Sunday, April 11, 2010

Day 7 Paris to Rome

April 2, 2010  Friday 
Big travel day. We woke up for breakfast at 9 a.m. then packed our bags. Check out was early (noon) so the concierge was kind enough to store our bags until we were ready to leave. Our train didn't leave until later that day so we had the afternoon for last-minute shopping and bidding Paris farewell. It began to rain, another dreary grey day. We took the Metro to Opéra to find Beau’s H&M store. I’m going to miss these Rob-spottings — averaged 18x daily in Paris alone.
I will also miss the cheese… and patisseries that we saw but never sampled. 
The Metro took us to a square with the Academie Nationale De Musique.  
It poured, and I was relieved when we found two Gallerias and H&M. We had just enough time to try on a few outfits, shop and head back to the hotel for our luggage. It was 3 p.m. and we were starving, so I did the one thing I said I would not do. We stopped at the McDonalds by our hotel for a quick meal. We quickly retrieved our bags and the nice men at Classics Hotel Paris Tour Eiffel bid us Bon voyage
Before leaving the Metro, I spotted this at Ranelagh. 
We took the Metro to Paris-Bercy to catch our train ride to Rome. At the station we had a couple of hours to spare, so we relaxed, snacked on shortbread and Nutella, and talked to a lady from Alaska. She was a chatterbox.
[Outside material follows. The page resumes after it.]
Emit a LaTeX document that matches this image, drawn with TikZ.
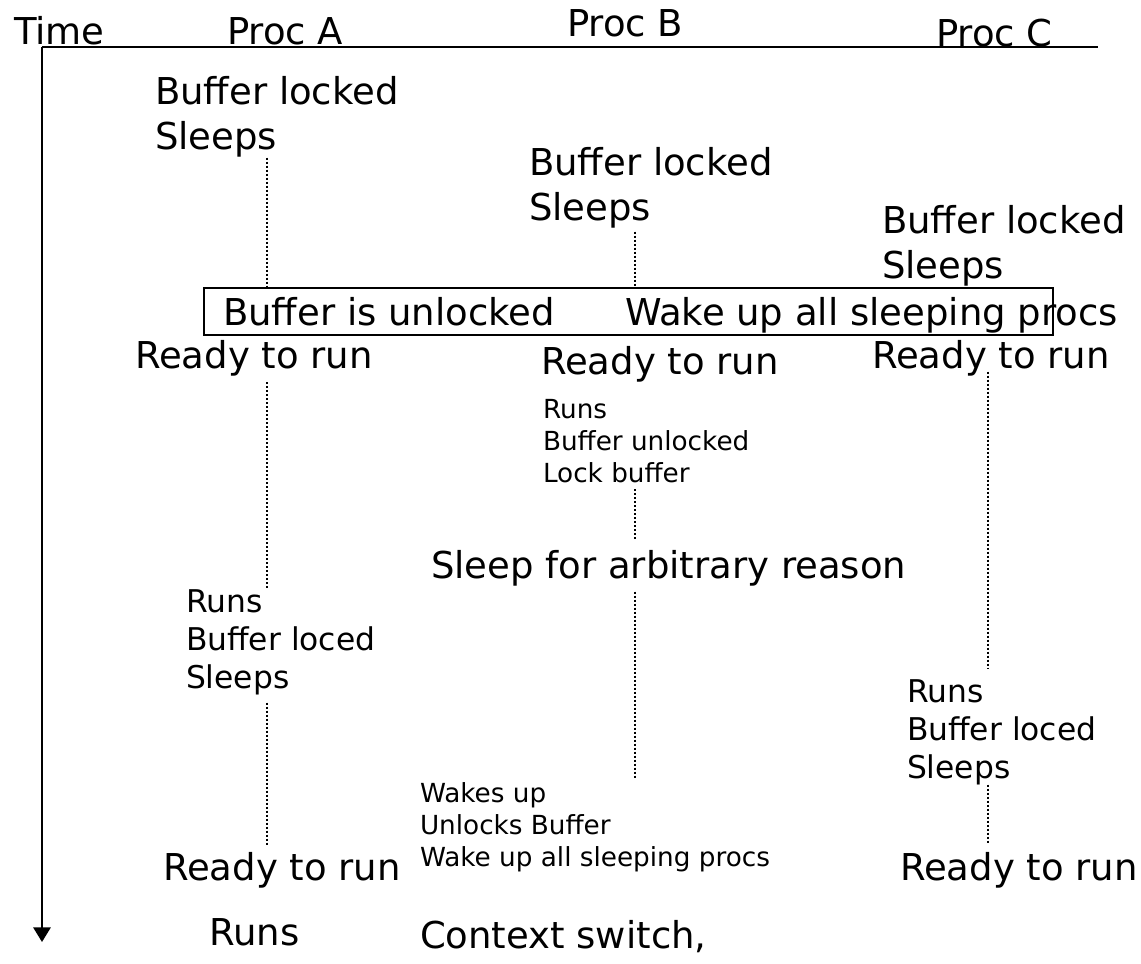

Looking back, I regret not buying dinner sandwiches at the station before leaving. By 6:30 p.m., we boarded the (RailEurope) train. It was a 6-seater cabin with fold out beds — a la Harry Potter
This was our first overnight train ride. It’s the oddest feeling sharing a cabin with complete strangers. The train finally took off at 7 p.m. and we shared the cabin with a nice, older French couple. I take in the French countryside while Beau naps. The ride is bumpy and slow, quite different from the modern Eurostar we took from London to Paris. By 8 p.m., our friendly cabin mates retrieved bottled water for us. The attendant collected our passports — this seemed strange to me — and kept them until we arrived in Rome. The French couple ate the dinner they brought and I went to the front to look for food. I thought it was sweet how the husband was concerned about helping us find food by checking the signs. I went on my own and neglected to check our cabin number before leaving. I walked through several sections of the train, bumping around like a pin ball. I was frustrated by the time I reached the first-class section where they were selling food. The line was very long and the staff was quite rude towards the people waiting in line. It took 40 minutes to wait and buy two plain, dry Paninis with ham for 8 € Euros. We should have bought food at the station. Then I couldn’t find our cabin on the way back. The attendant insisted I was in section 85-87, but Beau was waiting in section 83. I finally found our cabin and we ate our late dinner. At the next stop, more people came in and another older French couple joined us — filling the last two seats. Talk about feeling like sardines in a can. We waited for the attendant to turn down our “beds.” It was after 10 p.m. before we all settled in. I barely slept, waking up at 3 a.m. when the train stopped for half an hour. I was tangled up in the thin, long sheet they provided along with one blanket. The uncomfortably hard bed and loud snoring kept me up. Beau was out like a light — she could sleep anywhere! 


By 9 a.m., the attendant returned our passports, and we cleaned up and gathered our things for Rome. Before leaving, the French couple warned us about the pickpockets in Rome and wished us a safe trip.